Amid a flood of mostly bad news over its recent efforts in oncology, Gilead took a step back last week, presenting a long-term outlook at its prospects and showing (PDF) how it plans to become a major cancer player by the end of the decade.
If all goes as planned according to its Oncology Deep Dive presentation, Gilead will derive a third of its revenue from oncology products by 2030. That will require a major transformation as the company made less than $2 billion of its $27 billion in sales from cancer drugs in 2021.
The 2021 oncology sales came from six products, with the bulk generated by breast cancer drug Trodelvy ($380 million) and cell therapies Yescarta ($695 million) and Tecartus ($176 million).
Sales for those drugs—which all are relatively new—should continue to increase. Another big payoff, as Gilead sees it, should come from its 20 oncology drugs currently in the pipeline.
The company has 30 clinical trials underway involving these and its already-approved drugs and it said figures to garner approvals in 20-plus indications by the end of the decade.
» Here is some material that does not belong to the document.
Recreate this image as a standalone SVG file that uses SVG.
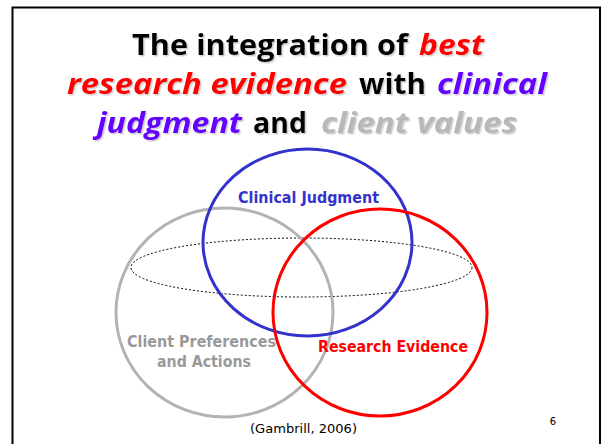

There also will be a focus on testing combination treatments as those will account for more than half of Gilead’s 50 trials planned in oncology.
For a while, Gilead has targeted cancer as priority. The push became heightened in 2018 when it lured Daniel O’Day from Roche, based largely on his success in leading development efforts in oncology.
But as Gilead CEO, O’Day has had some big swings and misses. A $5 billion deal with Belgian biotech Galapagos flopped.
Another biotech acquisition for nearly $5 billion, that of Forty Seven, looked dubious in January when the primary cancer drug gained in the deal was put on clinical hold. But earlier this month, the FDA lifted its hold on five of the seven trials Gilead was conducing for magrolimab.
O’Day’s biggest acquisition, a $21 billion purchase of Immunomedics and its potential blockbuster Trodelvy, is being questioned after the company reported a successful trial result for the drug in breast cancer last month while curiously withholding data from the study.
In its presentation last week, Gilead mapped out the 30+ transactions it has made over the last five years designed to enhance its oncology portfolio, starting with a 2017 deal to acquire cell and gene therapy specialist Kite. Five years later, Kite has produced three approvals for Yescarta and two for Tecartus, with 19 studies now in progress.
The reason for the push to diversify was never more apparent than in 2021. While Gilead’s revenue increased by 11%, it was due nearly entirely to sales of COVID-19 antiviral Veklury, which generated sales of $5.6 billion.
Gilead has long been heavily dependent on its HIV and hepatitis C products, which delivered combined sales of $18.4 billion last year, but that number is down from $19 billion in 2020.